The one piece on the programme that is not new to disc is the early Festal Dance. It is believed that this piece was originally the finale of a four-movement Fantastic Symphony conceived by Brian as a substantial elaboration on Three Blind Mice. Certainly a melodic fragment from that nursery rhyme is much in evidence in Festal Dance. I can’t better John Pickard’s description of it: “A joyously quirky, dazzlingly scored showstopper.” It’s great fun and that’s how it comes across in this performance. It’s been recorded at least once before, by Adrian Leaper and the RTE Symphony Orchestra in 1992 (review). I wouldn’t care to choose between the two performances; both have plenty of gaiety and dash. One slight point in Leaper’s favour is that his recording is split into two tracks, the second of which begins at the start of the rather novel fugal section. On the other hand, a more important consideration is that Brabbins benefits from a superior recording.

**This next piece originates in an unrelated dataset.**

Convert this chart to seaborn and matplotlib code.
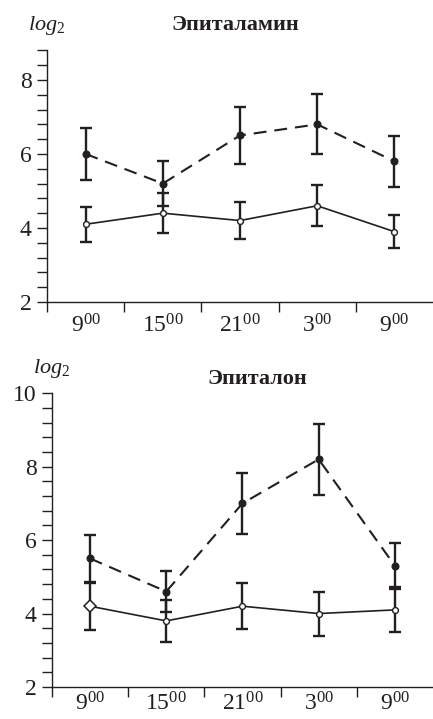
#!/usr/bin/env python3
# epitalamin / epitalon daily log2 profile

import matplotlib
matplotlib.use('Agg')
import matplotlib.pyplot as plt
from matplotlib.ticker import FixedLocator, MultipleLocator, NullFormatter
import numpy as np
import pandas as pd
import seaborn as sns

# Data =========================================================================

times = ['9$^{00}$', '15$^{00}$', '21$^{00}$', '3$^{00}$', '9$^{00}$']

# Эпиталамин
epitalamin_dashed = [6.0, 5.2, 6.5, 6.8, 5.8]
epitalamin_dashed_err = [0.71, 0.6, 0.77, 0.81, 0.69]
epitalamin_solid = [4.1, 4.4, 4.2, 4.6, 3.9]
epitalamin_solid_err = [0.48, 0.54, 0.5, 0.55, 0.45]

# Эпиталон
epitalon_dashed = [5.5, 4.6, 7.0, 8.2, 5.3]
epitalon_dashed_err = [0.65, 0.55, 0.83, 0.97, 0.62]
epitalon_solid = [4.2, 3.8, 4.2, 4.0, 4.1]
epitalon_solid_err = [0.64, 0.58, 0.62, 0.6, 0.61]

INK = '#231f20'


def panel(ax, title, dashed, dashed_err, solid, solid_err, ymax, title_xy,
          log_xy, xpad=9, diamond=False):
    pos = np.arange(len(times))
    df = pd.DataFrame({'pos': pos, 'dashed': dashed, 'solid': solid})

    for y, err in ((dashed, dashed_err), (solid, solid_err)):
        ax.errorbar(pos, y, yerr=err, fmt='none', ecolor=INK,
                    elinewidth=1.7, capsize=4.6, capthick=1.7, zorder=2)

    sns.lineplot(data=df, x='pos', y='dashed', ax=ax, color=INK,
                 linewidth=1.5, marker='o', markersize=5,
                 markerfacecolor=INK, mec=INK, mew=0.8,
                 errorbar=None, zorder=3)
    ax.lines[-1].set_linestyle((0, (6.2, 3.8)))
    sns.lineplot(data=df, x='pos', y='solid', ax=ax, color=INK,
                 linewidth=1.2, marker='o', markersize=4.2,
                 markerfacecolor='white', mec=INK, mew=1.0,
                 errorbar=None, zorder=3)
    if diamond:
        ax.plot(pos[:1], solid[:1], marker='D', markersize=6,
                markerfacecolor='white', markeredgecolor=INK, mew=1.1,
                linestyle='none', zorder=4)

    ax.set_xlim(-0.5, 4.5)
    ax.set_ylim(2, ymax)
    ax.xaxis.set_major_locator(FixedLocator(pos - 0.5))
    ax.xaxis.set_major_formatter(NullFormatter())
    ax.xaxis.set_minor_locator(FixedLocator(pos))
    ax.set_xticklabels(times, minor=True)
    ax.tick_params(axis='x', which='minor', length=0, pad=xpad)
    ax.tick_params(axis='x', which='major', length=7, width=1, color=INK)
    ax.yaxis.set_major_locator(MultipleLocator(2))
    ax.yaxis.set_minor_locator(MultipleLocator(0.4))
    ax.tick_params(axis='y', which='both', length=7, width=1, color=INK,
                   pad=4)
    ax.tick_params(which='both', labelsize=17, labelcolor=INK)
    sns.despine(ax=ax)
    for s in ('left', 'bottom'):
        ax.spines[s].set_color(INK)
        ax.spines[s].set_linewidth(1)
    ax.set_xlabel('')
    ax.set_ylabel('')
    ax.text(*title_xy, title, transform=ax.transAxes, ha='center',
            va='center', fontsize=16, fontweight='bold', color=INK)
    ax.text(*log_xy, r'$\mathit{log}_{\mathit{2}}$', transform=ax.transAxes,
            ha='center', va='center', fontsize=16, color=INK)


def main():
    sns.set_style('ticks')
    plt.rcParams['font.family'] = ['Liberation Serif', 'DejaVu Serif']
    plt.rcParams['mathtext.fontset'] = 'custom'
    plt.rcParams['mathtext.rm'] = 'Liberation Serif'
    plt.rcParams['mathtext.it'] = 'Liberation Serif:italic'

    fig = plt.figure(figsize=(4.33, 7.19), dpi=100)
    ax1 = fig.add_axes([0.1085, 0.580, 0.8915, 0.350])
    ax2 = fig.add_axes([0.120, 0.0445, 0.880, 0.4086])

    panel(ax1, 'Эпиталамин', epitalamin_dashed, epitalamin_dashed_err,
          epitalamin_solid, epitalamin_solid_err, 8.8,
          (0.487, 1.10), (0.0, 1.10))
    panel(ax2, 'Эпиталон', epitalon_dashed, epitalon_dashed_err,
          epitalon_solid, epitalon_solid_err, 10,
          (0.538, 1.05), (0.0, 1.085), xpad=4, diamond=True)

    fig.savefig('out.png', dpi=100)


if __name__ == '__main__':
    main()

This is a disc which will be self-recommending to all Brian enthusiasts. So far as I can judge – all but one of the pieces were new to me – the performances are excellent. The playing is spirited and Brabbins, who already has impressive Brian credentials as an interpreter of the Gothic (review) ensures that the listener’s ear is constantly intrigued and diverted by the detail of Brian’s imaginative and original scoring. The recorded sound is first class as are John Pickard’s notes. All concerned in the making of this disc deserve congratulations for putting these score before the public, not least the Havergal Brian Society. Without their generous financial backing this project might not have come to fruition. Their money has been very well spent.